From being dubbed Asia’s latest strongman, the Philippines’ new President Duterte has ensnared the imagination of the foreign press in the three months he has been the leader of this mostly Catholic nation with his deadly and unrelenting antidrug war.
Often described as “foul-mouthed” and the “Filipino Donald Trump” for his acerbic tongue, the man who once graced the cover of Time magazine as “The Punisher” has found fresh infamy among foreign reporters who have descended on Manila to cover the daily bloodletting of suspected drug pushers and users found lifeless in its dimly-lit and grime covered streets.
At present, the police data keepers put the toll at over 3,600 dead, more than half of whom labelled as “deaths under investigation”—a euphemism for those killed by unknown vigilantes since Mr. Duterte assumed power in July.
The rest were killed in violent police encounters, their bodies typically found beside an old .38 caliber pistol. At least two—a father and son—were killed inside a police station where the cops said they had struggled and tried to fight it out.
The President has officially denied endorsing the killings, but in visits to police and military camps around the country he has publicly told law enforcers he would legally back them up if they killed suspects who threatened them harm. He has also raffled off Glock pistols, while at the same time publicly reading lists of supposed drug dealers.

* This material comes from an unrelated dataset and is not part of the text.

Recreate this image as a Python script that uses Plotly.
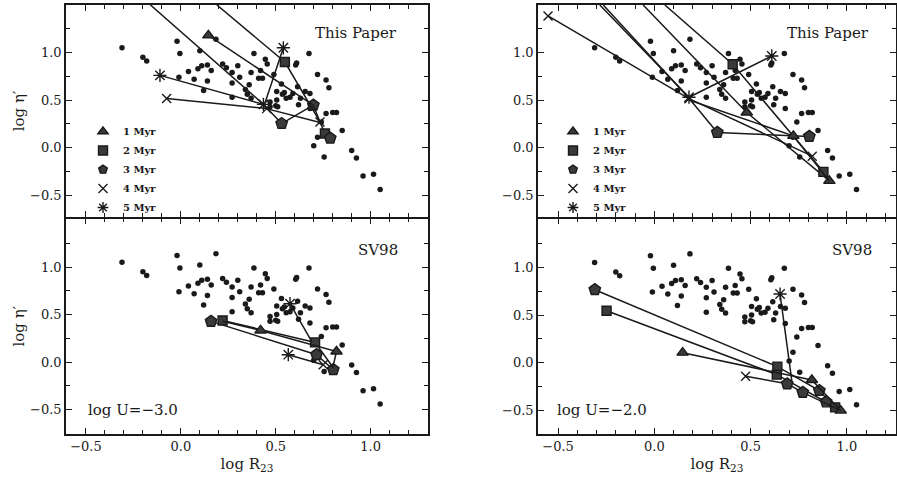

“It is never wrong for a President and the police and the military to protect its citizens. It is self-preservation,” the President told policemen in a visit to the south last week, and ordered them to “go out and hunt” the drug dealers.
“I will protect you. I will not allow a single policeman doing his duty go into prison,” he stressed.
The war on drugs, he said, was not an “ordinary fight,” citing the extraordinary names in watchlists submitted to him by various law enforcement and intelligence agencies.
The list has included names of judges, public officials, police and military officers. Some of those on the list he has publicly shamed, but he has also apologized for at least two officials erroneously named, a potentially deadly mistake.
Of late, he has accused one senator, Leila de Lima, of allegedly funding her candidacy to win, in what he claimed was a clear case that “narcopolitics” has invaded the country.
De Lima has denied the accusations and said it was part of a well-crafted ploy to discredit her for fielding a self-confessed killer who testified at a Senate probe that Mr. Duterte formed the Davao Death Squad to carry out killings when he was still mayor of southern Davao City.
The Philippine Center for Investigative Journalism and the Free Legal Assistance Group said they filed a request for data from the police, the interior and justice departments regarding the government’s antidrug war in early August. But more than 40 days later it has yet to receive an answer despite Mr. Duterte’s pledge of transparency.
Foreign media outfits like The Guardian and The New York Times, on the other hand, published lengthy reports on the extrajudicial killings, flying in journalists to provide gripping accounts and stories of the families and relatives of those unfortunate enough to be at the wrong end of the gun barrel.
The Guardian quoted an unnamed police officer who claimed to be a part of a secret squad that determined which criminals were to be targeted. He said he was part of 10 newly formed special operations teams, each with 16 members engaged in choosing who to kill. The BBC, meanwhile, has interviewed a woman assassin who claimed to work for the police.
Time magazine, Newsweek, Washington Post, The Australian and The Sydney Morning Herald have also sent reporters, who often found themselves crowding the press room of the Manila police department waiting for that two-way radio to go live with news of the day’s dead.
They were in cheek and jowl with Filipino reporters and photographers for foreign wire agencies and the nation’s dailies and tabloids.
President Duterte recently said US President Barack Obama “can go to hell” and his near-daily diatribes against the United Nations and the European Union have also become staples of foreign news. He was also forced to apologize after triggering an international uproar when he compared his drug war to the mass extermination of Jews by the German Nazi war machine.
Analysts have taken note of Mr. Duterte’s independent foreign policy, which appears to be increasingly favoring regional behemoth China and Russia, away from traditional ally the United States. They say the violent drug war could be a “smoke screen” to hide other issues such as massive poverty and unemployment.
“Perhaps Duterte’s landslide election has made his ego swell to such an extent he has grown delusional. Whatever the case, his regime’s wanton bloodlust is neither the stuff of intelligent policymaking nor good governance,” recently wrote Manjit Bhatia at the South China Morning Post. “It’s murder, pure and simple.”
Bhatia, an Australian research scholar who specializes in the economics and politics of Asia and the research director of the risk consultancy AsiaRisk, alleged Mr. Duterte was using the country’s drug problem “to mask his inability to produce policies to alleviate the poverty and joblessness that afflict many Filipinos.”